Alongside these studies, Pitta’s group is at work in the lab, investigating how the gut microbiome a cow acquires at birth affects its rumination efficiency, as well as its impact on behavior via gut-brain connections.
“These are studies I have been hoping to do for a long time,” Pitta says. “Now with the support of the dean, our funders, and the Center, we have the opportunity and our projects are really taking off.”
A partner on some of those projects, Dou, trained as a soil scientist, has been working on the crop-animal interface to see how to minimize waste and increase food system efficiency, gaining insights that touch a variety of aspects of the new CSAFS.
“My work addresses food waste upcycling through animal feeding, it addresses natural resource issues, it addresses on-farm financial sustainability issues, it addresses water quality problems and it also addresses the need to reduce the carbon and nitrogen footprint on farms,” Dou says.
A recent feeding trial represents one way her work encompasses these diverse facets of sustainable agriculture. Dou obtained culled citrus fruits from a local processing center that were deemed not suitable for human consumption, and fed them to cows, replacing some of the standard ingredients in their diet, such as corn and protein feedstuffs.
“The result was that the cows fed this fruit material actually milked more,” Dou says. “We were able to turn the culled citrus that would otherwise have been discarded into an inexpensive feed source that made cows more productive.”

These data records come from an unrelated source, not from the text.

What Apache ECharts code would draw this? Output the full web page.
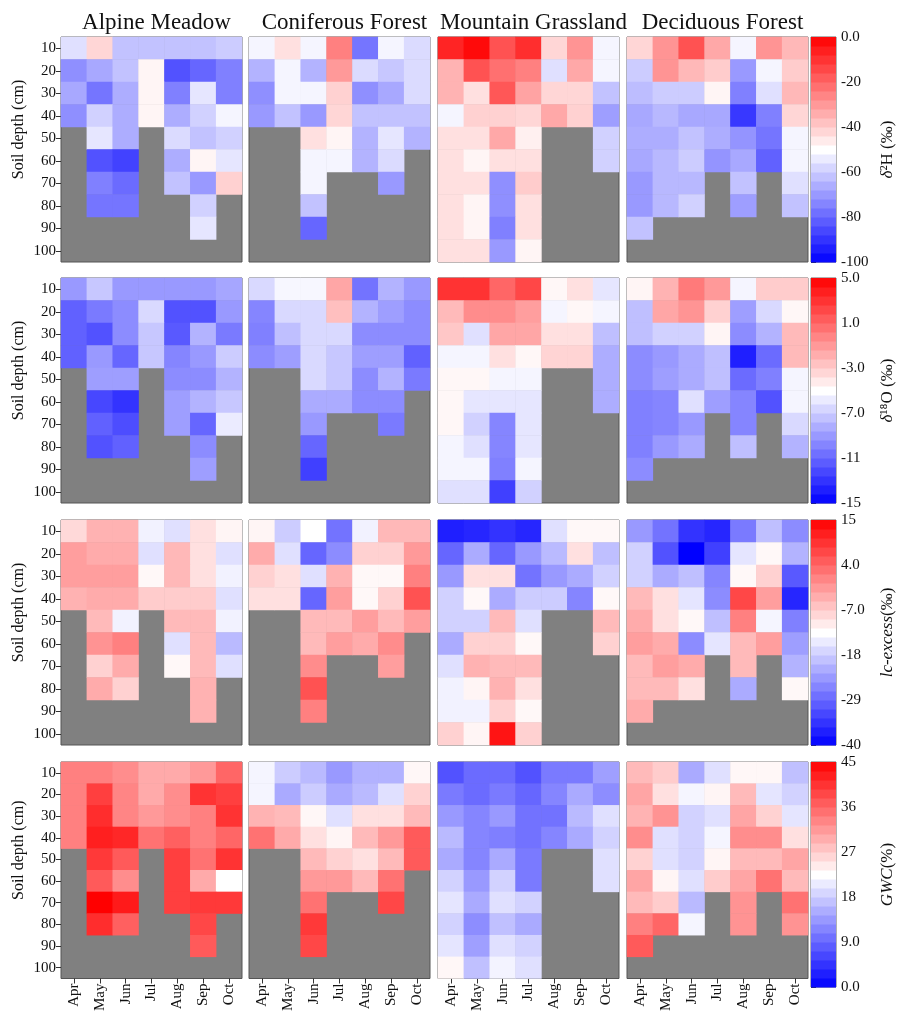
<!DOCTYPE html>
<html>
<head>
<meta charset="utf-8">
<script src="https://cdn.jsdelivr.net/npm/echarts@6/dist/echarts.min.js"></script>
<style>html,body{margin:0;padding:0;background:#fff;}#c{width:897px;height:1014px;}</style>
</head>
<body>
<div id="c"></div>
<script>
const N = null;
const months = ['Apr','May','Jun','Jul','Aug','Sep','Oct'];
const depths = ['10','20','30','40','50','60','70','80','90','100'];
const sites = ['Alpine Meadow','Coniferous Forest','Mountain Grassland','Deciduous Forest'];

// rows = depth (10..100), columns = month (Apr..Oct); null = no sample
const d2H_AM = [
[-56,-42,-62,-62,-62,-62,-60],
[-72,-67,-62,-48,-84,-80,-75],
[-67,-77,-66,-48,-75,-55,-75],
[-72,-59,-66,-48,-66,-59,-52],
[N,-55,-66,N,-57,-62,-59],
[N,-84,-87,N,-66,-48,-55],
[N,-75,-79,N,-62,-70,-41],
[N,-77,-77,N,N,-59,N],
[N,N,N,N,N,-55,N],
[N,N,N,N,N,N,N]];
const d2H_CF = [
[-52,-44,-52,-25,-77,-52,-57],
[-65,-52,-65,-30,-57,-61,-57],
[-72,-52,-52,-41,-72,-67,-57],
[-70,-62,-70,-42,-62,-62,-62],
[N,N,-44,-48,-65,-55,-65],
[N,N,-52,-52,-65,-57,N],
[N,N,-52,N,N,-70,N],
[N,N,-62,N,N,N,N],
[N,N,-80,N,N,N,N],
[N,N,N,N,N,N,N]];
const d2H_MG = [
[-7,-2,-16,-9,-42,-29,-52],
[-35,-16,-22,-25,-56,-33,-52],
[-35,-44,-17,-32,-42,-42,-62],
[-52,-41,-41,-42,-33,-41,-69],
[-44,-44,-33,-47,N,N,-59],
[-44,-48,-44,-44,N,N,-59],
[-44,-44,-72,-40,N,N,N],
[-44,-48,-72,-44,N,N,N],
[-44,-48,-75,-44,N,N,N],
[-44,-44,-70,-48,N,N,N]];
const d2H_DF = [
[-42,-29,-16,-33,-52,-29,-36],
[-60,-29,-36,-40,-70,-52,-40],
[-63,-60,-60,-48,-75,-56,-36],
[-67,-64,-67,-67,-89,-75,-42],
[-66,-66,-62,-66,-71,-77,-52],
[-67,-64,-60,-71,-67,-81,-52],
[-70,-64,-64,N,-62,N,-56],
[-70,-64,-59,N,-69,N,-62],
[-62,N,N,N,N,N,N],
[N,N,N,N,N,N,N]];

const d18O_AM = [
[-9,-7.2,-9,-9,-9,-9,-8.5],
[-11.2,-10.2,-9.5,-6.5,-11.8,-11.8,-9],
[-11.2,-11.8,-9.5,-7.2,-11.5,-8,-10.2],
[-11.2,-9,-11,-7.2,-9.8,-9,-7],
[N,-8.8,-8.8,N,-9.5,-9.5,-8],
[N,-12.2,-13,N,-8.8,-8,-7.2],
[N,-11.2,-12,N,-8.8,-11,-5.8],
[N,-11.8,-11.2,N,N,-9.5,N],
[N,N,N,N,N,-8.8,N],
[N,N,N,N,N,N,N]];
const d18O_CF = [
[-6.5,-5.3,-5.3,-1.5,-10.5,-8,-9],
[-9.8,-6.5,-6.5,-2.5,-8,-8.8,-9.5],
[-10,-7.5,-6.5,-6.5,-9.5,-9.5,-9.5],
[-9.5,-8.8,-6.5,-7.2,-8.8,-8.8,-11.2],
[N,N,-6.5,-7.2,-9.5,-8,-10.2],
[N,N,-8.3,-8.3,-9.5,-9.5,N],
[N,N,-9,N,N,-10.2,N],
[N,N,-11,N,N,N,N],
[N,N,-12.5,N,N,N,N],
[N,N,N,N,N,N,N]];
const d18O_MG = [
[3,3,1,2.2,-4.7,-3.8,-6],
[-2.3,-0.5,-0.5,-1.2,-5.4,-4.7,-5.4],
[-2.8,-6.2,-1.5,-1.5,-3.8,-3.8,-7.5],
[-5.4,-5.4,-3.8,-4.7,-3.3,-3.3,-8.2],
[-4.7,-4.7,-5.4,-5.4,N,N,-8.2],
[-4.7,-6,-6,-6,N,N,-8.2],
[-4.7,-6.8,-9.8,-6,N,N,N],
[-5.4,-6.2,-9.8,-6,N,N,N],
[-5.4,-5.4,-10,-5.4,N,N,N],
[-6.2,-6.2,-12.5,-6.8,N,N,N]];
const d18O_DF = [
[-4.6,-2,0.2,-1,-5.4,-3,-3],
[-7.5,-1.5,-0.8,-3.2,-8.8,-6.5,-4.7],
[-7.5,-6.8,-6.8,-4.6,-9.5,-8,-2.3],
[-9.5,-9,-8.3,-7.5,-13.8,-10.8,-2.3],
[-9.5,-8.8,-8.3,-7.5,-10.8,-10,-5.4],
[-10,-9.8,-6.2,-8.8,-9.8,-11.8,-5.4],
[-10,-9.8,-9,N,-9.8,N,-6.5],
[-10,-9,-8.3,N,-7.5,N,-8],
[-9.5,N,N,N,N,N,N],
[N,N,N,N,N,N,N]];

const lc_AM = [
[-8.4,-4.2,-4.2,-13.9,-15.8,-9.2,-11.4],
[-2,-3.4,-3.4,-15.8,-4.8,-9.2,-15.8],
[-2,-2,-2,-11.7,-4.8,-9.2,-13.9],
[-4.2,-3.4,-3.4,-7,-7,-7,-15.8],
[N,-5.1,-13.9,N,-5.1,-5.1,-13.9],
[N,-0.9,1.2,N,-15.8,-5.1,-19.9],
[N,-7.5,-3.4,N,-11.7,-5.1,-15.8],
[N,-3.4,-7.5,N,N,-4.2,N],
[N,N,N,N,N,-4.2,N],
[N,N,N,N,N,N,N]];
const lc_CF = [
[-11.4,-18,-12.5,-27.6,-13.9,-4.8,-4.8],
[-3.4,-15.8,-29,-24.9,-7.5,-7.5,-1.5],
[-7.5,-9.2,-15.8,-4.2,-11.7,-11.7,1.2],
[-9.2,-9.2,-29,-2,-11.7,-7.5,6.2],
[N,N,-5.1,-5.1,-2,-5.1,-2],
[N,N,-5.1,-2,-3.4,-0.1,N],
[N,N,-0.1,N,N,-2,N],
[N,N,6.2,N,N,N,N],
[N,N,1.2,N,N,N,N],
[N,N,N,N,N,N,N]];
const lc_MG = [
[-36.7,-35.9,-34.5,-35.9,-15.8,-11.7,-11.7],
[-29,-21.6,-29,-23.5,-19.9,-9.2,-19.4],
[-23.5,-9.2,-9.2,-27.6,-23.5,-21.6,-17.5],
[-17.5,-11.7,-21.6,-18,-18,-25.7,-11.7],
[-17.5,-17.5,-5.1,-15.8,N,N,-5.1],
[-21.6,-7.5,-7.5,-11.7,N,N,-7.5],
[-15.8,-4.2,-5.1,-5.1,N,N,N],
[-13.9,-11.4,-4.2,-9.2,N,N,N],
[-13.9,-13.9,-7.5,-11.7,N,N,N],
[-7.5,-11.4,12.8,-7.5,N,N,N]];
const lc_DF = [
[-23.5,-27.6,-34.5,-35.9,-26.8,-19.4,-24.9],
[-17.5,-31.2,-40,-33.1,-15.3,-11.7,-20.7],
[-17.5,-21.6,-19.4,-25.7,-11.7,-7.5,-30.4],
[-5.1,-9.2,-15.3,-24.9,7.3,-2,-35.9],
[-3.4,-9.2,-11.7,-19.4,1.2,-13.6,-26.2],
[-2,-3.4,-24.9,-15.3,-5.1,-2,-23],
[-5.1,-2,-3.4,N,-5.1,N,-20.7],
[-5.1,-5.1,-9.2,N,-21.6,N,-11.7],
[-3.4,N,N,N,N,N,N],
[N,N,N,N,N,N,N]];

const gwc_AM = [
[33.7,33.7,32.6,30,30,31.5,36],
[33.7,39.4,33.3,30,32.6,40.5,39.4],
[33.7,41,33.3,31.5,32.6,33.7,40.5],
[33.7,42.3,41.6,34.9,36.5,33.7,36],
[N,40,37.1,N,39.4,34.9,40.5],
[N,37.1,32.6,N,39.4,30,22.5],
[N,45,42.7,N,39.4,40,40],
[N,41,36.5,N,N,38.7,N],
[N,N,N,N,N,37.1,N],
[N,N,N,N,N,N,N]];
const gwc_CF = [
[21.6,18,16.4,13.5,15.7,15.7,23.2],
[21.6,15,18,15,16.4,19.8,26.5],
[29.2,28.6,23.2,19.8,25.2,25.2,28.6],
[34.9,30,25.2,23.4,28.6,31.5,37.1],
[N,N,28.6,26.5,25.2,28.6,37.1],
[N,N,31.5,31.5,28.6,34.9,N],
[N,N,34.9,N,N,38.7,N],
[N,N,40,N,N,N,N],
[N,N,38.7,N,N,N,N],
[N,N,N,N,N,N,N]];
const gwc_MG = [
[7.2,9.4,9.4,7.2,10.8,10.8,14],
[10.8,9.4,10.8,9,11.7,15,12.4],
[13.5,11.7,13.5,10.1,10.1,16.4,19.8],
[16.4,11.7,11.2,10.1,11.7,15,18.5],
[15,11.7,15,10.8,N,N,19.8],
[18.5,13.5,18.5,10.8,N,N,19.8],
[20.2,15,19.8,18.5,N,N,N],
[18.5,12.4,16.9,15,N,N,N],
[20.2,14,19.8,18.5,N,N,N],
[23.2,16.9,21.4,19.8,N,N,N]];
const gwc_DF = [
[28.6,27,15,19.8,23.2,23.2,16.9],
[30.4,25.2,21.6,23.4,28.6,20.2,18.5],
[29.2,32,18.5,19.8,30.4,26.5,20.2],
[32.6,19.8,18.5,21.6,32.6,32.6,25.2],
[26.5,19.8,18.5,23.4,28.6,28.6,30.4],
[30.4,23.4,19.8,27,30.4,34.9,28.6],
[28.6,27,16.4,N,32,N,34.9],
[33.7,36,21.6,N,32,N,32],
[37.1,N,N,N,N,N,N],
[N,N,N,N,N,N,N]];

// colour-bar scales: [min, max, interval]
const scaleD2H = [-100, 0, 20];
const scaleD18O = [-15, 5, 4];
const scaleLc = [-40, 15, 11];
const scaleGwc = [0, 45, 9];

const rowsDef = [
  {panels:[d2H_AM,d2H_CF,d2H_MG,d2H_DF], scale:scaleD2H, name:'{it|δ}²H (‰)'},
  {panels:[d18O_AM,d18O_CF,d18O_MG,d18O_DF], scale:scaleD18O, name:'{it|δ}¹⁸O (‰)'},
  {panels:[lc_AM,lc_CF,lc_MG,lc_DF], scale:scaleLc, name:'{it|lc-excess}(‰)'},
  {panels:[gwc_AM,gwc_CF,gwc_MG,gwc_DF], scale:scaleGwc, name:'{it|GWC}(%)'}
];

const FONT = "'Liberation Serif','Times New Roman',serif";
const colLeft = [61, 249, 438, 627];
const colW = 181;
const rowTop = [37, 278, 520, 762];
const rowH = 225;
const cbLeft = 811, cbW = 30;
const NBANDS = 25;

function toCells(arr){
  const out = [];
  arr.forEach((row, yi) => row.forEach((v, xi) => { if (v !== null) out.push([xi, yi, v]); }));
  return out;
}
function fmt(v){ return Math.abs(v) >= 10 ? String(Math.round(v)) : v.toFixed(1); }

const option = {
  animation: false,
  backgroundColor: '#ffffff',
  title: sites.map((s, c) => ({
    text: s, left: colLeft[c] + colW/2, top: 6, textAlign: 'center',
    textStyle: {fontFamily: FONT, fontSize: 23, fontWeight: 'normal', color: '#111'}
  })),
  grid: [], xAxis: [], yAxis: [], series: [], visualMap: []
};

rowsDef.forEach((rd, r) => {
  rd.panels.forEach((arr, c) => {
    const gi = r*4 + c;
    option.grid.push({left: colLeft[c], top: rowTop[r], width: colW, height: rowH, show: true,
      backgroundColor: '#808080', borderColor: '#555', borderWidth: 1});
    option.xAxis.push({type: 'category', gridIndex: gi, data: months,
      axisLine: {show: false},
      axisTick: {show: r === 3, length: 5, alignWithLabel: true, lineStyle: {color: '#333'}},
      axisLabel: {show: r === 3, rotate: 90, fontSize: 15, fontFamily: FONT, color: '#111', margin: 5},
      splitLine: {show: false}});
    option.yAxis.push({type: 'category', gridIndex: gi, data: depths, inverse: true,
      axisLine: {show: false},
      axisTick: {show: c === 0, length: 5, alignWithLabel: true, lineStyle: {color: '#333'}},
      axisLabel: {show: c === 0, fontSize: 15, fontFamily: FONT, color: '#111', margin: 5},
      splitLine: {show: false},
      name: c === 0 ? 'Soil depth (cm)' : '', nameLocation: 'middle', nameGap: 34,
      nameTextStyle: {fontFamily: FONT, fontSize: 16, color: '#111', padding: [0, 0, 0, 40]}});
    option.series.push({type: 'heatmap', xAxisIndex: gi, yAxisIndex: gi, data: toCells(arr),
      emphasis: {disabled: true}, itemStyle: {borderWidth: 0}});
  });
});

rowsDef.forEach((rd, r) => {
  const gi = 16 + r;
  const [mn, mx, iv] = rd.scale;
  option.grid.push({left: cbLeft, top: rowTop[r], width: cbW, height: rowH, show: true,
    backgroundColor: 'transparent', borderColor: '#666', borderWidth: 1});
  option.xAxis.push({type: 'value', gridIndex: gi, min: 0, max: 1, show: false});
  option.yAxis.push({type: 'value', gridIndex: gi, position: 'right', min: mn, max: mx, interval: iv,
    axisLine: {show: false},
    axisTick: {show: true, length: 5, lineStyle: {color: '#333'}},
    axisLabel: {fontSize: 15, fontFamily: FONT, color: '#111', margin: 5, formatter: fmt,
      showMinLabel: true, showMaxLabel: true},
    splitLine: {show: false},
    name: rd.name, nameLocation: 'middle', nameRotate: 90, nameGap: 43,
    nameTextStyle: {fontFamily: FONT, fontSize: 17, color: '#111',
      rich: {it: {fontFamily: FONT, fontSize: 17, fontStyle: 'italic', color: '#111'}}}});
  const step = (mx - mn) / NBANDS;
  const bands = [];
  for (let i = 0; i < NBANDS; i++) { const lo = mn + i*step; bands.push([lo, lo + step, lo + step/2]); }
  option.series.push({type: 'custom', xAxisIndex: gi, yAxisIndex: gi, data: bands,
    encode: {x: -1, y: [0, 1]},
    renderItem: (params, api) => {
      const p1 = api.coord([0, api.value(1)]);
      const p2 = api.coord([1, api.value(0)]);
      return {type: 'rect', shape: {x: p1[0], y: p1[1], width: p2[0]-p1[0], height: p2[1]-p1[1] + 0.5},
        style: {fill: api.visual('color')}};
    }});
  option.visualMap.push({type: 'continuous', show: false, min: mn, max: mx, dimension: 2,
    seriesIndex: [r*4, r*4+1, r*4+2, r*4+3, 16 + r],
    inRange: {color: ['#0000ff', '#ffffff', '#ff0000']}});
});

const chart = echarts.init(document.getElementById('c'), null, {renderer: 'canvas'});
chart.setOption(option);
</script>
</body>
</html>
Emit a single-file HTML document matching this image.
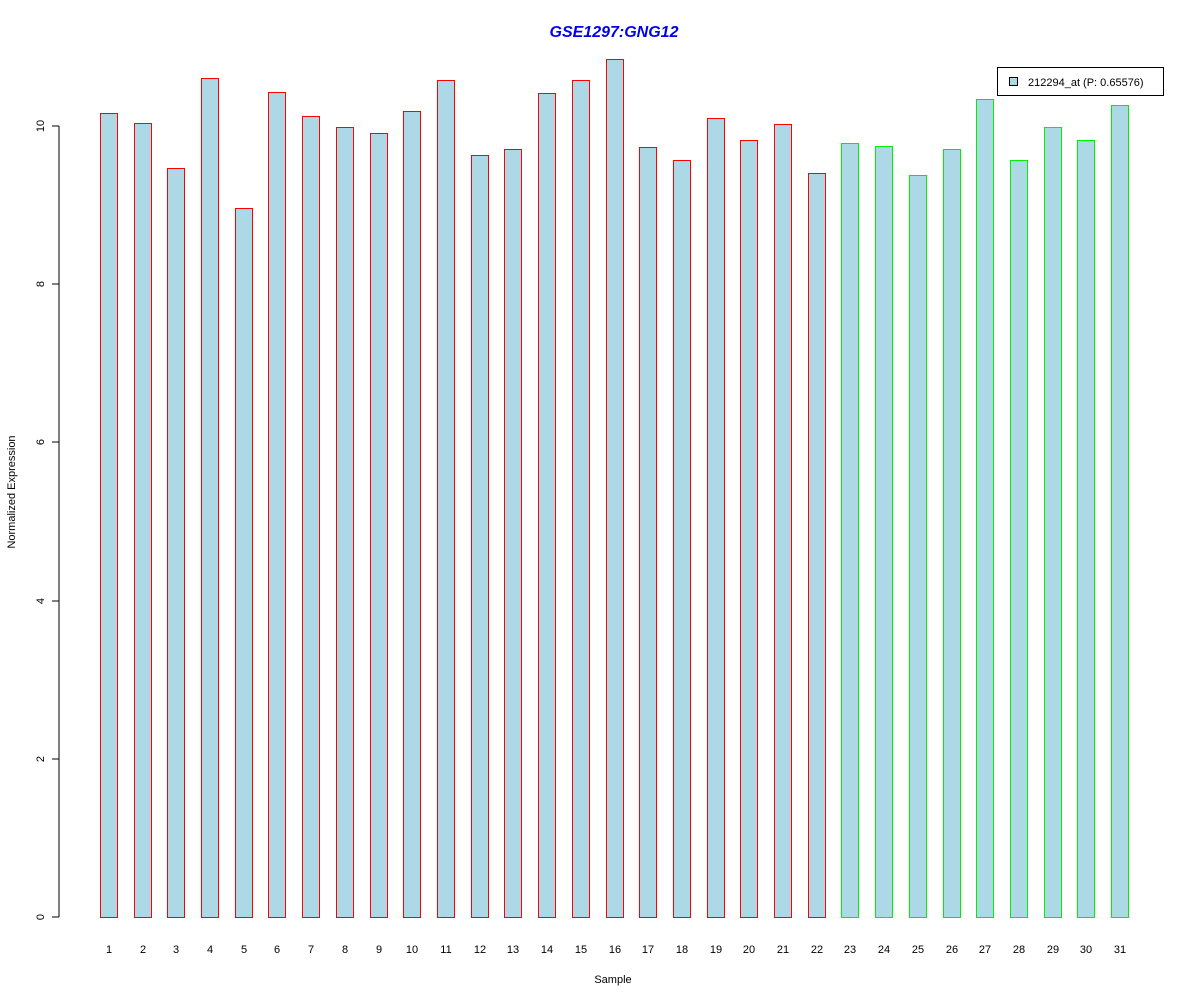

Following up on this study and with the support of a U.S. Department of Agriculture grant, Dou is now determining whether fermenting fruit and vegetable wastes with crop residues—materials like corn stalks or wheat straw left over after a harvest—could increase nutritional value and offer another opportunity to turn would-be waste into feed for animals, and then milk for people.
Developing, synthesizing, and translating knowledge
Effectively communicating and translating insights such as these to the larger public, especially agricultural producers, is a core aim of the CSAFS.
Continuing on a tradition of exchange and support of the Pennsylvania livestock industry, the CSAFS will offer a central hub for producers to turn to for new innovations and best practices. And on a global scale, the Center will support existing programs like the Gambia Goat Dairy as well as projects in Botswana working to make animal proteins affordable and sustainable in those and other locales.
The intellectual embers of the CSAFS date back to a virtual symposium jointly hosted during the pandemic with the Weitzman School, “The Farm of the Future.” Penn Vet will continue growing its profile across campus by holding the official CSAFS launch event during the University’s Climate Week in October. Two new faculty positions will soon augment the Center’s work, perhaps with dual appointments in schools beyond Penn Vet, eliciting new scholarly, interdisciplinary connections, always grounded in the deep connection between the veterinary field and farming.
“All good farming requires good veterinary care,” says Hoffman. “We really are integral to the health, sustainability, and resilience of that industry.”
Which means, he says, veterinarians have to be part of the work to sustain and steward the natural resources that make farming—and life on this planet—possible.
“Food production is one of the major drivers of the climate crisis, but new practices in agriculture offer important solutions. The bottom line is that the way that we move forward with producing food will have everything do with our success in addressing the climate crisis.”